If you’ve ever sat down with me for an interview, you’ll know I still take notes by hand. I remember conversations much better that way than if I take notes on my computer while I chat by phone – or, worse yet, if I record the interview and transcribe the notes later. Besides which, I find that once I’ve written notes by hand, I’m farther along in my head in the story I want to tell – there’s something in the act of handwriting that helps me to start the analysis and structure of a piece before I’ve even begun writing. While typing notes engages my “transcriptionist” brain, handwriting them engages my inner storyteller.

All of which means I just can’t imagine my life without cursive.

I will grant that perhaps, just perhaps, there is no place for cursive in the school curriculum anymore. As students master keyboarding at younger ages and take up coding – essential skills for life in the 21st-century – it becomes less crucial to learn that lowercase a, c, e and m never rise above the midpoint while b and d above should reach the equivalent length of p and q below.

I will even concede that cursive may no longer be necessary. But I will not concede that it is no longer valuable.

So I will cling to cursive.
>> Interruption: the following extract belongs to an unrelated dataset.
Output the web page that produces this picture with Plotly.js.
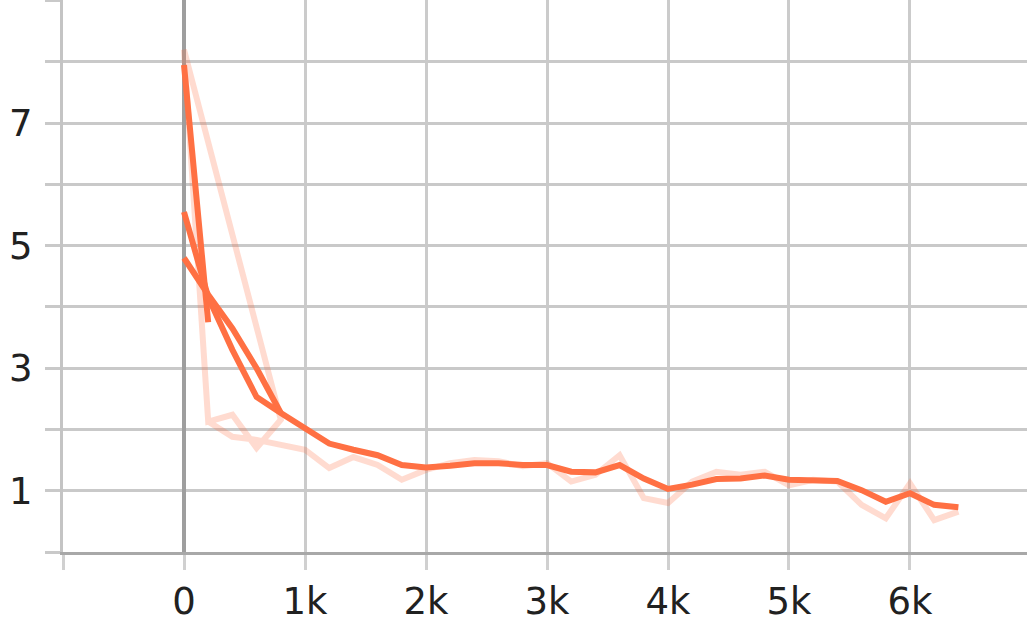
<!DOCTYPE html>
<html>
<head>
<meta charset="utf-8">
<script src="https://cdn.plot.ly/plotly-3.0.1.min.js"></script>
<style>
  html, body { margin: 0; padding: 0; background: #ffffff; }
  #chart { width: 1031px; height: 625px; }
</style>
</head>
<body>
<div id="chart"></div>
<script>
// ---- data ----
// Raw (faint) values: first, interrupted attempt, then the restarted run
const rawRestartSteps  = [0, 200, 400, 600, 800];
const rawRestartValues = [8.2, 2.13, 2.24, 1.70, 2.16];
const rawSteps  = [0, 200, 400, 600, 800, 1000, 1200, 1400, 1600, 1800, 2000, 2200, 2400, 2600, 2800, 3000, 3200, 3400, 3600, 3800, 4000, 4200, 4400, 4600, 4800, 5000, 5200, 5400, 5600, 5800, 6000, 6200, 6400];
const rawValues = [8.2, 2.13, 1.88, 1.83, 1.75, 1.67, 1.37, 1.55, 1.42, 1.18, 1.34, 1.45, 1.50, 1.48, 1.40, 1.45, 1.15, 1.26, 1.58, 0.88, 0.80, 1.15, 1.31, 1.26, 1.31, 1.09, 1.18, 1.15, 0.77, 0.55, 1.12, 0.52, 0.66];

// Smoothed (bold) values
const smoothShortSteps  = [0, 200];
const smoothShortValues = [7.95, 3.75];
const smoothBranchSteps  = [0, 200, 400, 600, 800];
const smoothBranchValues = [4.8, 4.2, 3.65, 3.0, 2.27];
const smoothSteps  = [0, 200, 400, 600, 800, 1000, 1200, 1400, 1600, 1800, 2000, 2200, 2400, 2600, 2800, 3000, 3200, 3400, 3600, 3800, 4000, 4200, 4400, 4600, 4800, 5000, 5200, 5400, 5600, 5800, 6000, 6200, 6400];
const smoothValues = [5.55, 4.16, 3.3, 2.53, 2.27, 2.02, 1.77, 1.67, 1.58, 1.42, 1.38, 1.41, 1.45, 1.45, 1.42, 1.42, 1.31, 1.30, 1.42, 1.20, 1.03, 1.10, 1.19, 1.20, 1.25, 1.18, 1.18, 1.16, 1.01, 0.82, 0.96, 0.77, 0.73];

// Tick labels
const xTickVals = [-1000, 0, 1000, 2000, 3000, 4000, 5000, 6000];
const xTickText = ['', '0', '1k', '2k', '3k', '4k', '5k', '6k'];
const yTickVals = [0, 1, 2, 3, 4, 5, 6, 7, 8, 9];
const yTickText = ['', '1', '', '3', '', '5', '', '7', '', ''];

// ---- chart ----
const ORANGE = '#ff7043';
const FAINT = 'rgba(255,112,67,0.25)';

const traces = [
  {
    x: rawRestartSteps.concat(rawSteps),
    y: rawRestartValues.concat(rawValues),
    mode: 'lines', type: 'scatter',
    line: { color: FAINT, width: 6 },
    hoverinfo: 'skip', showlegend: false
  },
  {
    x: smoothShortSteps, y: smoothShortValues,
    mode: 'lines', type: 'scatter',
    line: { color: ORANGE, width: 6 },
    hoverinfo: 'skip', showlegend: false
  },
  {
    x: smoothBranchSteps, y: smoothBranchValues,
    mode: 'lines', type: 'scatter',
    line: { color: ORANGE, width: 6 },
    hoverinfo: 'skip', showlegend: false
  },
  {
    x: smoothSteps, y: smoothValues,
    mode: 'lines', type: 'scatter',
    line: { color: ORANGE, width: 6 },
    hoverinfo: 'skip', showlegend: false
  }
];

const layout = {
  width: 1031, height: 625,
  margin: { l: 63, r: 4, t: 0, b: 73, pad: 0 },
  paper_bgcolor: '#ffffff', plot_bgcolor: '#ffffff',
  showlegend: false,
  font: { family: 'DejaVu Sans, sans-serif', size: 37, color: '#212121' },
  xaxis: {
    range: [-1000, 6967],
    tickmode: 'array', tickvals: xTickVals, ticktext: xTickText,
    showgrid: true, gridcolor: '#cbcbcb', gridwidth: 3,
    zeroline: true, zerolinecolor: '#9e9e9e', zerolinewidth: 4,
    showline: true, linecolor: '#a8a8a8', linewidth: 3,
    ticks: 'outside', ticklen: 15, tickwidth: 3, tickcolor: '#d0d0d0',
    tickfont: { family: 'DejaVu Sans, sans-serif', size: 37, color: '#212121' },
    fixedrange: true
  },
  yaxis: {
    range: [0, 9.012],
    tickmode: 'array', tickvals: yTickVals, ticktext: yTickText,
    showgrid: true, gridcolor: '#c9c9c9', gridwidth: 3,
    zeroline: false,
    showline: true, linecolor: '#c4c4c4', linewidth: 3,
    ticks: 'outside', ticklen: 15, tickwidth: 3, tickcolor: '#c9c9c9',
    ticklabelstandoff: 5,
    tickfont: { family: 'DejaVu Sans, sans-serif', size: 37, color: '#212121' },
    fixedrange: true
  },
  hovermode: false
};

Plotly.newPlot('chart', traces, layout, { displayModeBar: false, staticPlot: true });
</script>
</body>
</html>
I will continue to handwrite my notes and to scribble the beginnings of stories in my journal, even while knowing that sooner or later I will resort to a keyboard for the benefits of speed and efficiency.

And I will teach my child – now only four and just beginning to print – to handwrite, too, even if for her it becomes more an “artistic” skill than a practical one.

I can’t help but imagine, fancifully, that this discussion has happened before. That somewhere around an ancient Egyptian temple, a small group of die-hard hieroglyph experts once sat and lamented the loss of their art form, wondering how civilization as they knew it could survive when hieroglyphics disappeared forever. (“Kids these days,” moans Amenhotep. “They can’t even hold a chisel properly. What is this world coming to?” “I so hear ya, dude,” says Mentuhotepi. “My kids say hieroglyphs are for middle-aged fuddy-duddies.”)

And I can’t help but imagine that, some thousands of years from now, scholars will look at these days in the early part of the 21st century as the beginning of the end of this lovely, charmingly antiquated form of communication we know as cursive.

But in the meantime, I cling to the mysterious and beautiful art form that is handwriting.

And I’ll give you my pen when you pry it from my cold, dead hands.